I have my own theory: we survived because we are storytellers and musicians.


Let's start with storytelling. Individually, the smartest human ever could only come up with a few tiny improvements in their life's circumstances. But because we pool our information, each of us has at our disposal the experience of millions of others to draw from.

Think about even the most trivial tasks you do in your life. You sleep in a bed covered in sheets made from a plant that someone - actually thousands of someones - learned to harvest and weave into fabric thousands years ago. You eat breakfast on dishes, the models for which were developed over many generations of experimentation with clay and fire dating back millennia as well.

And we remember how to do these things because they have been woven into narratives. What it takes to build a house, a boat, or a pyramid is not just a list of information but a specific sequence with many if/thens. The ability to create memorable sequences is what makes great - and fun - stories. And the fact that we get enjoyment out of pure storytelling ensures its persistence as a trait much as the enjoyment we get from sex ensures reproduction. Unlike Neandertals, AMHs traded goods over enormous distances. Is it much of a leap to believe they traded stories as well?

But beyond the transmission of information, useful as it is, the most powerful stories are those with emotional components like love, loyalty, and loss which bind us with the sense that what we feel is not unique, that we are understood, and we are, collectively, so much more than we are individually. Now here's where music comes in.


Music is the emotional subconscious of storytelling. It is not coincidental that the Iliad and the Odyssey were neither read nor recited, but, rather, sung. In rhythm, melodically, and with instrumental accompaniment. Today, there are few great films or television shows that do not use music at their crucial moments of emotional decision or epiphany.

Music is actually a kind of storytelling in its own right. While lacking the specificity of nouns and verbs, it can communicate much about the internal state of a human and can do so without having to know the local dialect. It can bind a tribe together and unite otherwise hostile ones. While perhaps not a "universal language" it is pretty close. It is the great connector. Anyone who has watched an audience sing along with a rock ballad while waving lighters in the air (or glow sticks if you're into EDM) can attest to this. For a species for whom some of its earliest technological achievements were weapons, the ability to not kill each other is pretty crucial - maybe decisive.

I remember some years ago going to Fazil's place in NYC. Fazil's was a middle-eastern joint with fabulous music. One of my friends was telling me who the performers were one night and said this one was Greek, the next Turkish, and the third Armenian. "Wait," I said. "Aren't they all supposed to hate each other?" "Not when they're playing music," he replied.

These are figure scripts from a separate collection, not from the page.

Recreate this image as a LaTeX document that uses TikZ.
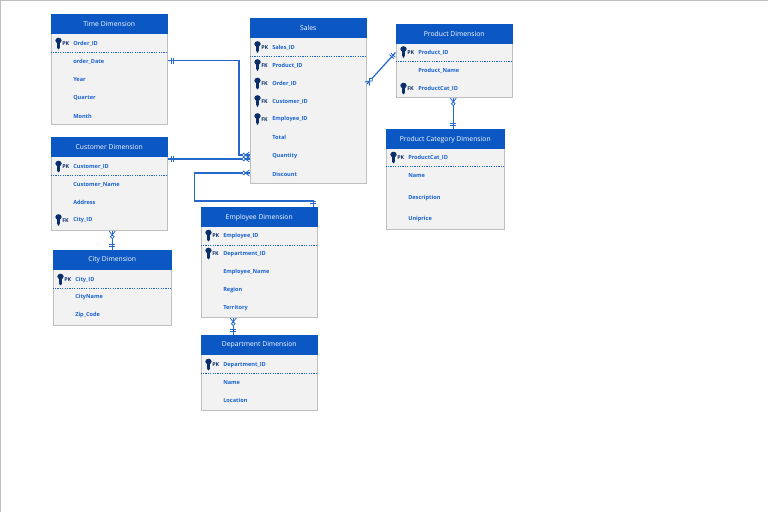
\documentclass[tikz,border=0pt]{standalone}
\usepackage{xcolor}
\usepackage{fontspec}
\setmainfont{Open Sans}
\usepackage{tikz}
\usetikzlibrary{calc, decorations.markings}

\definecolor{headblue}{HTML}{0B57C4}
\definecolor{fieldblue}{HTML}{1A62D0}
\definecolor{linkblue}{HTML}{2468CC}
\definecolor{keynavy}{HTML}{0A2F6B}
\definecolor{boxgrey}{HTML}{F2F2F2}
\definecolor{edgegrey}{HTML}{BFBFBF}

\tikzset{
    tablebox/.style={draw=edgegrey, fill=boxgrey, line width=0.75pt, inner sep=0pt},
    headbox/.style={fill=headblue, text=white, font=\fontsize{5.1}{6}\selectfont, inner sep=0pt, minimum height=15pt},
    fieldtext/.style={anchor=west, yshift=-0.75pt, inner sep=0pt, text=fieldblue, font=\fontsize{4.2}{5}\selectfont\bfseries},
    keytext/.style={anchor=west, inner sep=0pt, text=keynavy, font=\fontsize{4}{5}\selectfont\bfseries},
    keyline/.style={fieldblue, line width=0.75pt, dash pattern=on 1pt off 0.8pt},
    link/.style={linkblue, line width=0.9pt},
    onemany/.style={link, decoration={markings,
        mark=at position 2.7pt with {
            \draw[linkblue, line width=0.6pt] (0,-3) -- (0,3);
            \draw[linkblue, line width=0.6pt] (2,-3) -- (2,3);
        },
        mark=at position -0.01pt with {
            \draw[linkblue, line width=0.6pt] (0,-3) -- (-4,0) -- (0,3);
            \draw[linkblue, line width=0.6pt, fill=white] (-5.8,0) circle (1.8);
        }}, postaction={decorate}},
    keyicon/.pic={
        \fill[keynavy] (0,-2.5) ellipse (3.2 and 2.8);
        \fill[keynavy] (-1.3,-2) rectangle (1.3,4.5);
        \fill[keynavy] (0,5.2) circle (1.1);
    }
}

\begin{document}
\begin{tikzpicture}[x=0.75pt, y=-0.75pt]
    \useasboundingbox (0,0) rectangle (768,512);
    \draw[edgegrey, line width=0.75pt] (0,512) -- (0,0) -- (768,0);

    % tables: name / left / top / width / height / dotted line / title
    \foreach \tab/\xa/\ya/\w/\h/\dy/\title in {
        time/50.5/14/116.5/110/52/Time Dimension,
        customer/50.5/137/116.5/93/175.5/Customer Dimension,
        city/52.5/250/118.5/75/288.5/City Dimension,
        sales/249.5/18/116.5/165/56/Sales,
        product/395.5/24/116.5/73/61/Product Dimension,
        category/385.5/129/118.5/100/166/Product Category Dimension,
        employee/200.5/207/116.5/110/245/Employee Dimension,
        department/200.5/335/116.5/75/373.5/Department Dimension}
    {
        \node[tablebox, anchor=north west, minimum width=\w*0.75pt, minimum height=\h*0.75pt] (\tab) at (\xa,\ya) {};
        \node[headbox, anchor=north, minimum width=\w*0.75pt] (\tab head) at (\tab.north) {\title};
        \draw[keyline] (\tab.west |- 0,\dy) -- (\tab.east |- 0,\dy);
    }

    % fields
    \foreach \nm/\x/\y/\txt in {
        timeid/73/43/Order\_ID, timedate/73/60.5/order\_Date, timeyear/73/78.5/Year, timequarter/73/97/Quarter, timemonth/73/115/Month,
        custid/73/166/Customer\_ID, custname/73/184/Customer\_Name, custaddr/73/201/Address, custcity/73/219.5/City\_ID,
        cityid/75/279/City\_ID, cityname/75/296.5/CityName, cityzip/75/314.5/Zip\_Code,
        salesid/272/46.5/Sales\_ID, salesprod/272/64.5/Product\_ID, salesorder/272/83/Order\_ID, salescust/272/100.5/Customer\_ID,
        salesemp/272/118.5/Employee\_ID, salestotal/272/136.5/Total, salesqty/272/155/Quantity, salesdisc/272/173/Discount,
        prodid/418/51.5/Product\_ID, prodname/418/70/Product\_Name, prodcat/418/88/ProductCat\_ID,
        catid/408/157/ProductCat\_ID, catname/408/175/Name, catdesc/408/197/Description, catprice/408/218/Uniprice,
        empid/223/235/Employee\_ID, empdept/223/253/Department\_ID, empname/223/271.5/Employee\_Name, empregion/223/289.5/Region, empterr/223/307.5/Territory,
        deptid/223/364/Department\_ID, deptname/223/381.5/Name, deptloc/223/399.5/Location}
    {
        \node[fieldtext] (\nm) at (\x,\y) {\txt};
    }

    % keys
    \foreach \nm/\lab in {
        timeid/PK, custid/PK, custcity/FK, cityid/PK,
        salesid/PK, salesprod/FK, salesorder/FK, salescust/FK, salesemp/FK,
        prodid/PK, prodcat/FK, catid/PK, empid/PK, empdept/FK, deptid/PK}
    {
        \pic at ($(\nm.west)+(-14.5,-1)$) {keyicon};
        \node[keytext] at ($(\nm.west)+(-11,0)$) {\lab};
    }

    % relations
    \draw[onemany] ([yshift=0.75pt]time.east |- timedate) -- ++(71,0) |- ([yshift=0.75pt]sales.west |- salesqty);
    \draw[onemany] ([yshift=-2.25pt]customer.east |- salesqty) -- ([yshift=-2.25pt]sales.west |- salesqty);
    \draw[onemany] ([xshift=40.5pt]employee.north) -- ++(0,-6) -- ++(-118.5,0) |- ([yshift=0.75pt]sales.west |- salesdisc);
    \draw[onemany] (product.west |- prodid) -- (sales.east |- salesorder);
    \draw[onemany] ([xshift=6pt]category.north) -- ([xshift=6pt]category.north |- product.south);
    \draw[onemany] (city.north) -- (city.north |- customer.south);
    \draw[onemany] ([xshift=-19.5pt]department.north) -- ([xshift=-19.5pt]department.north |- employee.south);
\end{tikzpicture}
\end{document}
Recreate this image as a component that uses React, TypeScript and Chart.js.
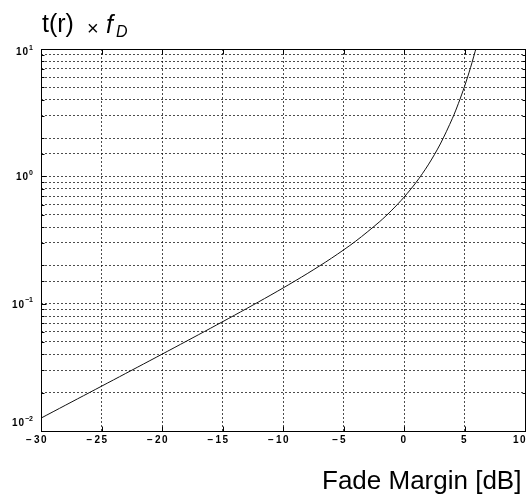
import { useEffect, useRef } from 'react';
import { Chart, registerables } from 'chart.js';

Chart.register(...registerables);

// Fade margin [dB] (x) and normalised average fade duration t(r)·f_D (y)
const fadeMarginDb = [-30, -28, -26, -24, -22, -20, -18, -16, -14, -12, -10, -8, -6, -4, -2, -1, 0, 1, 2, 3, 4, 4.5, 5, 5.5, 6];
const durationTimesFd = [
  0.01262, 0.0159, 0.02002, 0.02522, 0.03179, 0.04009, 0.05063, 0.06403, 0.0812, 0.10344,
  0.13268, 0.1721, 0.2273, 0.3092, 0.44172, 0.54295, 0.6855, 0.8965, 1.2293, 1.7948,
  2.8517, 3.742, 5.0756, 7.148, 10.51,
];
const xTicks = [-30, -25, -20, -15, -10, -5, 0, 5, 10];
const yDecades = [0.01, 0.1, 1, 10];
const yExponents = ['-2', '-1', '0', '1'];
const xMin = -30;
const xMax = 10;
const yMin = 0.01;
const yMax = 10;
const titleMain = 't(r)';
const titleTimes = '×';
const titleF = 'f';
const titleSub = 'D';
const xAxisTitle = 'Fade Margin [dB]';

const FONT = '"Liberation Sans", Arial, Helvetica, sans-serif';

export default function App() {
  const ref = useRef<HTMLCanvasElement>(null);

  useEffect(() => {
    document.body.style.margin = '0';
    const canvas = ref.current;
    if (!canvas) return;

    const matlabPlugin = {
      id: 'matlabFrame',
      afterDatasetsDraw(chart: any) {
        const { ctx, chartArea: a, scales } = chart;
        const xs = scales.x;
        const ys = scales.y;
        const al = (v: number) => Math.round(v) + 0.5;
        const L = al(a.left);
        const R = al(a.right);
        const T = al(a.top);
        const B = al(a.bottom);
        ctx.save();
        ctx.setLineDash([]);
        ctx.strokeStyle = '#000';
        ctx.lineWidth = 1;
        ctx.strokeRect(L, T, R - L, B - T);
        ctx.beginPath();
        for (const v of xTicks) {
          const px = al(xs.getPixelForValue(v));
          ctx.moveTo(px, B);
          ctx.lineTo(px, B - 5);
          ctx.moveTo(px, T);
          ctx.lineTo(px, T + 5);
        }
        for (const t of ys.ticks) {
          const py = al(ys.getPixelForValue(t.value));
          const major = yDecades.some((d) => Math.abs(Math.log10(d) - Math.log10(t.value)) < 1e-6);
          const len = major ? 5 : 3;
          ctx.moveTo(L, py);
          ctx.lineTo(L + len, py);
          ctx.moveTo(R, py);
          ctx.lineTo(R - len, py);
        }
        ctx.stroke();

        ctx.fillStyle = '#000';
        ctx.textBaseline = 'alphabetic';
        ctx.textAlign = 'left';

        // x tick labels: digits centred on the tick, minus sign hanging to the left
        for (const v of xTicks) {
          const px = xs.getPixelForValue(v);
          const digits = String(Math.abs(v));
          ctx.font = `bold 10px ${FONT}`;
          (ctx as any).letterSpacing = '1.5px';
          const w = ctx.measureText(digits).width;
          let x0 = px - w / 2;
          if (x0 + w > a.right + 2) x0 = a.right + 2 - w;
          ctx.fillText(digits, x0, 443);
          if (v < 0) {
            (ctx as any).letterSpacing = '0px';
            const mw = ctx.measureText('−').width;
            ctx.fillText('−', x0 - mw - 2, 443);
          }
        }
        (ctx as any).letterSpacing = '0px';

        // y tick labels 10^n
        yDecades.forEach((d, i) => {
          const py = ys.getPixelForValue(d);
          const cy = Math.min(Math.max(py, a.top + 2), a.bottom - 9);
          const exp = yExponents[i].replace('-', '−');
          ctx.font = `bold 10px ${FONT}`;
          (ctx as any).letterSpacing = '1px';
          const bw = ctx.measureText('10').width;
          ctx.font = `bold 7px ${FONT}`;
          (ctx as any).letterSpacing = '0px';
          const sw = ctx.measureText(exp).width;
          const x0 = 33 - bw - sw;
          ctx.font = `bold 10px ${FONT}`;
          (ctx as any).letterSpacing = '1px';
          ctx.fillText('10', x0, cy + 4);
          (ctx as any).letterSpacing = '0px';
          ctx.font = `bold 7px ${FONT}`;
          ctx.fillText(exp, x0 + bw, cy - 1.5);
        });

        // title t(r) × f_D
        ctx.font = `25px ${FONT}`;
        ctx.fillText(titleMain, 42, 32);
        ctx.font = `20px ${FONT}`;
        ctx.fillText(titleTimes, 87, 35);
        ctx.font = `italic 25px ${FONT}`;
        ctx.fillText(titleF, 106, 33);
        ctx.font = `italic 16px ${FONT}`;
        ctx.fillText(titleSub, 116, 37);

        // x axis title
        ctx.font = `26px ${FONT}`;
        ctx.fillText(xAxisTitle, 322, 489);
        ctx.restore();
      },
    };

    const gridColor = 'rgba(0,0,0,0.7)';
    const chart = new Chart(canvas, {
      type: 'line',
      data: {
        datasets: [
          {
            data: fadeMarginDb.map((x, i) => ({ x, y: durationTimesFd[i] })),
            borderColor: '#111',
            borderWidth: 1,
            pointRadius: 0,
            tension: 0.3,
            fill: false,
          },
        ],
      },
      options: {
        responsive: false,
        animation: false,
        devicePixelRatio: 1,
        layout: { padding: { left: 41, top: 49, right: 6, bottom: 67 } },
        plugins: { legend: { display: false }, tooltip: { enabled: false }, title: { display: false } },
        scales: {
          x: {
            type: 'linear',
            min: xMin,
            max: xMax,
            afterFit: (s: any) => {
              s.height = 0;
            },
            ticks: { display: false, stepSize: 5 },
            grid: { color: gridColor, lineWidth: 1, drawTicks: false },
            border: { display: false, dash: [2, 2] },
          },
          y: {
            type: 'logarithmic',
            min: yMin,
            max: yMax,
            afterFit: (s: any) => {
              s.width = 0;
            },
            ticks: { display: false },
            grid: { color: gridColor, lineWidth: 1, drawTicks: false },
            border: { display: false, dash: [2, 2] },
          },
        },
      },
      plugins: [matlabPlugin],
    } as any);

    return () => chart.destroy();
  }, []);

  return (
    <div style={{ width: 531, height: 498, background: '#fff' }}>
      <canvas ref={ref} width={531} height={498} style={{ display: 'block', width: 531, height: 498 }} />
    </div>
  );
}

To be fair to the other arts, few who have seen the cave paintings at Lascaux can fail to be moved by them. And dance and music seem intertwined to the point where many languages don't even have a separate word for them. So, perhaps my definition of "storytelling" should be a little broader. And while there is some tantalizing evidence that Neandertals may have had some kind of music as well, the sophisticated and winning combo of stories and music together seems to be a uniquely human skill.


Occasionally, a writer or musician friend begins doubting the value of what they do. How much less substantial it seems than having a "real" job (And a reliable paycheck). That's when I like to remind them that what they do is not only important - it may have saved the human race.